# Your objective:
Transcribe the whole listing below without changing a word, but leave out every image.

# Material:

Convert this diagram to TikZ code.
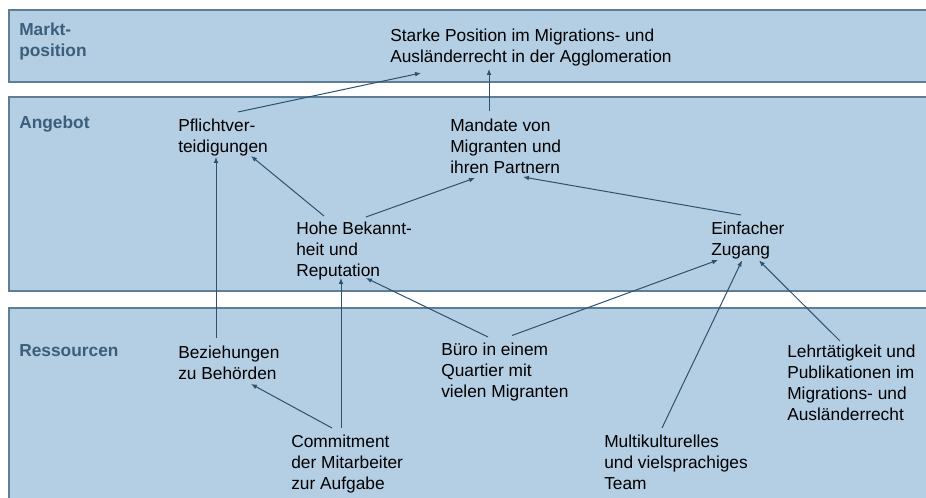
\documentclass[tikz,border=0pt]{standalone}
\usepackage{fontspec}
\setmainfont{Liberation Sans}
\definecolor{bandblue}{RGB}{180, 206, 227}
\definecolor{bandline}{RGB}{94, 126, 150}
\definecolor{levelblue}{RGB}{59, 94, 124}
\definecolor{linkblue}{RGB}{44, 82, 112}
\usetikzlibrary{
    arrows.meta,
    positioning,
    calc
}

\begin{document}
\begin{tikzpicture}[x=0.75pt, y=-0.75pt,
        band/.style={fill=bandblue, draw=bandline, line width=1pt},
        level/.style={anchor=north west, inner sep=0pt, align=left, text=levelblue,
            font=\fontsize{13}{15.75}\selectfont\bfseries},
        item/.style={anchor=north west, inner sep=0pt, align=left,
            font=\fontsize{13}{15.75}\selectfont},
        link/.style={draw=linkblue, line width=0.75pt, -{Latex[length=4.5pt,width=3.6pt]}}]
            \clip (0,0) rectangle (926,498);

            % Bands
            \draw[band] (9,10) rectangle (940,82);
            \draw[band] (9,97) rectangle (940,291);
            \draw[band] (9,308) rectangle (940,510);

            % Levels
            \node[level] (markt) at (19,22.6) {Markt-\\position};
            \node[level] (angebot) at (19,116) {Angebot};
            \node[level] (ressourcen) at (19,344.3) {Ressourcen};

            % Market position
            \node[item] (pos) at (390,29) {Starke Position im Migrations- und\\Ausländerrecht in der Agglomeration};

            % Offer
            \node[item] (pflicht) at (178,119) {Pflichtver-\\teidigungen};
            \node[item] (mandate) at (450,119) {Mandate von\\Migranten und\\ihren Partnern};
            \node[item] (hohe) at (296,222) {Hohe Bekannt-\\heit und\\Reputation};
            \node[item] (zugang) at (711,222) {Einfacher\\Zugang};

            % Resources
            \node[item] (bez) at (178,345.5) {Beziehungen\\zu Behörden};
            \node[item] (buero) at (441,343) {Büro in einem\\Quartier mit\\vielen Migranten};
            \node[item] (commit) at (291,434.5) {Commitment\\der Mitarbeiter\\zur Aufgabe};
            \node[item] (team) at (604,434.5) {Multikulturelles\\und vielsprachiges\\Team};
            \node[item] (lehre) at (787,344.5) {Lehrtätigkeit und\\Publikationen im\\Migrations- und\\Ausländerrecht};

            % Links
            \draw[link] ($(pflicht.north west)+(60,-7)$) -- ($(pos.north west)+(31,44)$);
            \draw[link] ($(mandate.north west)+(39,-8)$) -- ($(pos.north west)+(99,40)$);
            \draw[link] ($(hohe.north west)+(28,-6)$) -- ($(pflicht.north west)+(73,37)$);
            \draw[link] ($(hohe.north west)+(70,-5)$) -- ($(mandate.north west)+(25,59)$);
            \draw[link] ($(zugang.north west)+(30,-7)$) -- ($(mandate.north west)+(73,58)$);
            \draw[link] ($(bez.north west)+(38,-7.5)$) -- ($(pflicht.north west)+(38,38)$);
            \draw[link] ($(commit.north west)+(41,-6.5)$) -- ($(bez.north west)+(73,38.5)$);
            \draw[link] ($(commit.north west)+(50,-6.5)$) -- ($(hohe.north west)+(45,56)$);
            \draw[link] ($(buero.north west)+(47,-6)$) -- ($(hohe.north west)+(70,56)$);
            \draw[link] ($(buero.north west)+(71,-7.5)$) -- ($(zugang.north west)+(7,38)$);
            \draw[link] ($(team.north west)+(58,-6.5)$) -- ($(zugang.north west)+(31,38.5)$);
            \draw[link] ($(lehre.north west)+(53,-3.5)$) -- ($(zugang.north west)+(48,38.5)$);
        \end{tikzpicture}
\end{document}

# Exercise solution:
Convert this diagram to TikZ code.
\documentclass[tikz,border=0pt]{standalone}
\usepackage{fontspec}
\setmainfont{Liberation Sans}
\definecolor{bandblue}{RGB}{180, 206, 227}
\definecolor{bandline}{RGB}{94, 126, 150}
\definecolor{levelblue}{RGB}{59, 94, 124}
\definecolor{linkblue}{RGB}{44, 82, 112}
\usetikzlibrary{
    arrows.meta,
    positioning,
    calc
}

\begin{document}
\begin{tikzpicture}[x=0.75pt, y=-0.75pt,
        band/.style={fill=bandblue, draw=bandline, line width=1pt},
        level/.style={anchor=north west, inner sep=0pt, align=left, text=levelblue,
            font=\fontsize{13}{15.75}\selectfont\bfseries},
        item/.style={anchor=north west, inner sep=0pt, align=left,
            font=\fontsize{13}{15.75}\selectfont},
        link/.style={draw=linkblue, line width=0.75pt, -{Latex[length=4.5pt,width=3.6pt]}}]
            \clip (0,0) rectangle (926,498);

            % Bands
            \draw[band] (9,10) rectangle (940,82);
            \draw[band] (9,97) rectangle (940,291);
            \draw[band] (9,308) rectangle (940,510);

            % Levels
            \node[level] (markt) at (19,22.6) {Markt-\\position};
            \node[level] (angebot) at (19,116) {Angebot};
            \node[level] (ressourcen) at (19,344.3) {Ressourcen};

            % Market position
            \node[item] (pos) at (390,29) {Starke Position im Migrations- und\\Ausländerrecht in der Agglomeration};

            % Offer
            \node[item] (pflicht) at (178,119) {Pflichtver-\\teidigungen};
            \node[item] (mandate) at (450,119) {Mandate von\\Migranten und\\ihren Partnern};
            \node[item] (hohe) at (296,222) {Hohe Bekannt-\\heit und\\Reputation};
            \node[item] (zugang) at (711,222) {Einfacher\\Zugang};

            % Resources
            \node[item] (bez) at (178,345.5) {Beziehungen\\zu Behörden};
            \node[item] (buero) at (441,343) {Büro in einem\\Quartier mit\\vielen Migranten};
            \node[item] (commit) at (291,434.5) {Commitment\\der Mitarbeiter\\zur Aufgabe};
            \node[item] (team) at (604,434.5) {Multikulturelles\\und vielsprachiges\\Team};
            \node[item] (lehre) at (787,344.5) {Lehrtätigkeit und\\Publikationen im\\Migrations- und\\Ausländerrecht};

            % Links
            \draw[link] ($(pflicht.north west)+(60,-7)$) -- ($(pos.north west)+(31,44)$);
            \draw[link] ($(mandate.north west)+(39,-8)$) -- ($(pos.north west)+(99,40)$);
            \draw[link] ($(hohe.north west)+(28,-6)$) -- ($(pflicht.north west)+(73,37)$);
            \draw[link] ($(hohe.north west)+(70,-5)$) -- ($(mandate.north west)+(25,59)$);
            \draw[link] ($(zugang.north west)+(30,-7)$) -- ($(mandate.north west)+(73,58)$);
            \draw[link] ($(bez.north west)+(38,-7.5)$) -- ($(pflicht.north west)+(38,38)$);
            \draw[link] ($(commit.north west)+(41,-6.5)$) -- ($(bez.north west)+(73,38.5)$);
            \draw[link] ($(commit.north west)+(50,-6.5)$) -- ($(hohe.north west)+(45,56)$);
            \draw[link] ($(buero.north west)+(47,-6)$) -- ($(hohe.north west)+(70,56)$);
            \draw[link] ($(buero.north west)+(71,-7.5)$) -- ($(zugang.north west)+(7,38)$);
            \draw[link] ($(team.north west)+(58,-6.5)$) -- ($(zugang.north west)+(31,38.5)$);
            \draw[link] ($(lehre.north west)+(53,-3.5)$) -- ($(zugang.north west)+(48,38.5)$);
        \end{tikzpicture}
\end{document}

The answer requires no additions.